We've been here before, Fools, but each successive moment of truth for the U.S. dollar carries greater implications than the time before.

The U.S. dollar index, a broad measure of the greenback's value against foreign currencies, broke down below the 80-mark again Friday. When that level was last breached in December 2008 after a Fed rate-cut, precious metals like gold and silver surged in value … much as they have again recently. Gold has risen more than $100 from its April lows, while silver is set to post its largest monthly gain in 22 years. Oil, too, can find significant strength amid dollar weakness, and shares of foreign oil producers like CNOOC (NYSE:CEO) and Petrobras (NYSE:PBR) have surged accordingly.

For those who pay attention to the dollar, the long-awaited return of shares like Yamana Gold (NYSE:AUY) or Silver Wheaton (NYSE:SLW) to double-digit territory may come as no surprise. Silver Wheaton has now more than quadrupled from its 52-week low of $2.51, coinciding with a faltering USD rally and increasing concerns over the currency's longer-term outlook. With added strength from major gold producers like Newmont Mining (NYSE:NEM) and Goldcorp (NYSE:GG), this Fool's silverminer CAPS portfolio has surged into the top 200 with 95% accuracy. Interestingly, it was precisely a counter-intuitive spike in the USDX that prompted the creation of that portfolio.

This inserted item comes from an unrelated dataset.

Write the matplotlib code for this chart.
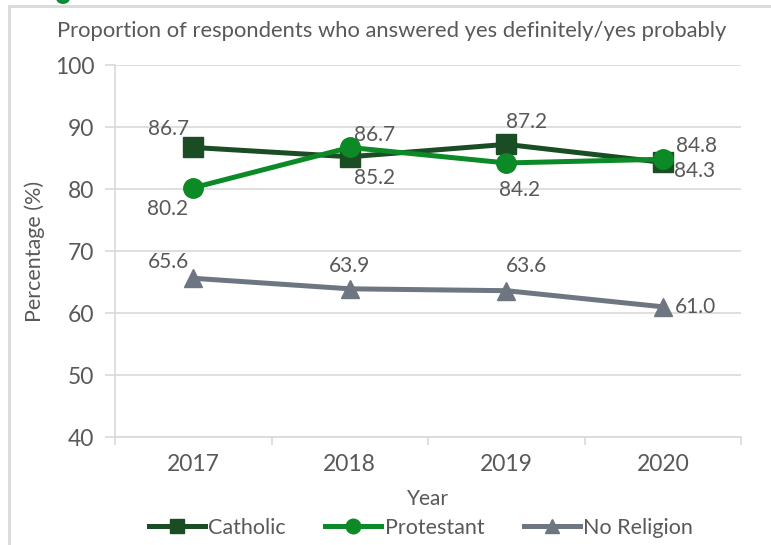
import matplotlib
matplotlib.use("Agg")
import matplotlib.pyplot as plt
from matplotlib.patches import Rectangle, Circle

plt.rcParams['font.family'] = ['Lato', 'DejaVu Sans']

years = ["2017", "2018", "2019", "2020"]
catholic = [86.7, 85.2, 87.2, 84.3]
protestant = [80.2, 86.7, 84.2, 84.8]
no_religion = [65.6, 63.9, 63.6, 61.0]

title = "Proportion of respondents who answered yes definitely/yes probably"

col_c = "#1b4d24"
col_p = "#0b8a25"
col_n = "#6e7781"
txt = "#595959"

fig = plt.figure(figsize=(7.71, 5.45), dpi=100)
ax = fig.add_axes([115/771, 1-437/545, (741-115)/771, (437-65)/545])

x = range(len(years))
ax.plot(x, catholic, color=col_c, lw=3.6, marker='s', ms=14, label='Catholic', zorder=3)
ax.plot(x, protestant, color=col_p, lw=3.6, marker='o', ms=14, label='Protestant', zorder=4)
ax.plot(x, no_religion, color=col_n, lw=3.6, marker='^', ms=13, label='No Religion', zorder=3)

offs_c = [(-25, 18), (25, -21), (20, 22), (32, -9)]
offs_p = [(-26, -21), (25, 12), (13, -27), (34, 13)]
offs_n = [(-25, 16), (0, 23), (20, 25), (33, 0)]
for vals, offs in [(catholic, offs_c), (protestant, offs_p), (no_religion, offs_n)]:
    for i, (v, o) in enumerate(zip(vals, offs)):
        ax.annotate(f"{v:.1f}", (i, v), xytext=o, textcoords='offset pixels',
                    ha='center', va='center', fontsize=15, color=txt, zorder=6)

ax.set_xlim(-0.5, 3.5)
ax.set_ylim(40, 100)
ax.set_yticks(range(40, 101, 10))
ax.set_xticks(list(x))
ax.set_xticklabels(years)
ax.set_xticks([-0.5, 0.5, 1.5, 2.5, 3.5], minor=True)
ax.tick_params(axis='x', which='major', length=0, labelsize=16.5, labelcolor=txt, pad=12)
ax.tick_params(axis='x', which='minor', length=6, color='#d9d9d9', width=1.2, direction='out')
ax.tick_params(axis='y', length=7, color='#d9d9d9', width=1.2, labelsize=16.5, labelcolor=txt, pad=8)
ax.grid(axis='y', color='#d9d9d9', lw=1.2)
ax.set_axisbelow(True)
for s in ['top', 'right']:
    ax.spines[s].set_visible(False)
for s in ['left', 'bottom']:
    ax.spines[s].set_color('#d9d9d9')
    ax.spines[s].set_linewidth(1.2)

ax.set_ylabel("Percentage (%)", fontsize=15.5, color=txt, labelpad=7)
ax.set_xlabel("Year", fontsize=15, color=txt, labelpad=10)

fig.text(392/771, 1-31/545, title, ha='center', va='center', fontsize=15.8, color=txt)

leg = fig.legend(loc='center', bbox_to_anchor=(421/771, 1-528/545), ncol=3, frameon=False,
                 fontsize=15.5, labelcolor=txt, handlelength=2.6, columnspacing=1.85,
                 handletextpad=0.15, markerscale=0.75, borderpad=0, borderaxespad=0)

fig.patches.append(Rectangle((9/771, -0.05), 1.0, 1-6/545+0.05, transform=fig.transFigure,
                             fill=False, ec='#d9d9d9', lw=2))
fig.patches.append(Circle((63/771, 1+1/545), 6/771, transform=fig.transFigure,
                          color='#0b8a3a', clip_on=False))

fig.savefig("out.png", dpi=100)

From a fundamental perspective, the dollar is key to understanding the precious metals market. Although short-term aberrations can occur, precious metals and the dollar exhibit an inverse correlation over the long term.

What's so important about the 80-mark on the USDX? Examining a very long-term chart, you'll find that the index flirted with that level several times since its inception in 1973 … without breaking lower. When such long-term support breaks down as it did last year (the USDX plummeted to below 71 in March 2008 before rallying to near 90 a year later), it's any Fool's guess where the next level of support awaits. If we spend any significant time here, then I suggest a re-test of that March 2008 low is inevitable. Based upon the fundamental picture, however, I believe it's inevitable anyway.

Since December 2008, when we last touched this level, the scale of the fiscal response to the financial crisis leapt from $8.6 trillion to more than $13 trillion, quantitative easing was unleashed, and foreign holders of dollar-denominated debt have grown increasingly concerned. Guided by fundamentals, this Fool remains defensively positioned against further dollar weakness.